The problem is laymen care about cost of living, not CPI. But news agencies commonly talk about inflation with CPI rather than an actual cost of living. Which is what matters to people living ordinary lives.
Given this, the answers to your questions should be obvious. The answer, as far as laymen are concerned, is 3.5%. Improvements don't matter either.
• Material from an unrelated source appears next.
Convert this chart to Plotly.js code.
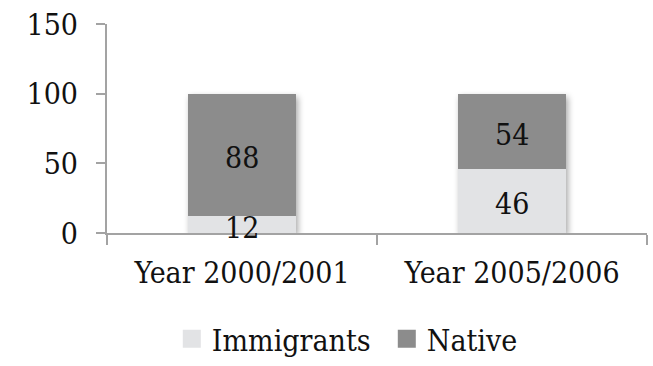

If we eliminated every car other than a Porsche, as far as laymen are concerned then car inflation went up by around 150%.
>Given this, the answers to your questions should be obvious.
If the answer seems obvious, then the question isn't fully understood, because there are trade-offs involved in CPI calculations.
There's no such thing as a "layman." Different people in different regions experience different CPI. Inflation for all goods in the Northeast might be 2.1% over the past ten years, but could be 1.6% in the South for the same basket. that might not sound like much, but that means that inflation is rising 25% faster in the Northeast.
No matter what you do, CPI at a national level won't accurately reflect any group. People in the South will claim it's way too high, and people in the NE will complain that it's way too low, etc, etc.
If you want real numbers, relevant to your situation, then the BLS provides the ability to calculate your own person CPI based on what you buy and where you live.
Given this, the answers to your questions should be obvious. The answer, as far as laymen are concerned, is 3.5%. Improvements don't matter either. If we eliminated every car other than a Porsche, as far as laymen are concerned then car inflation went up by around 150%.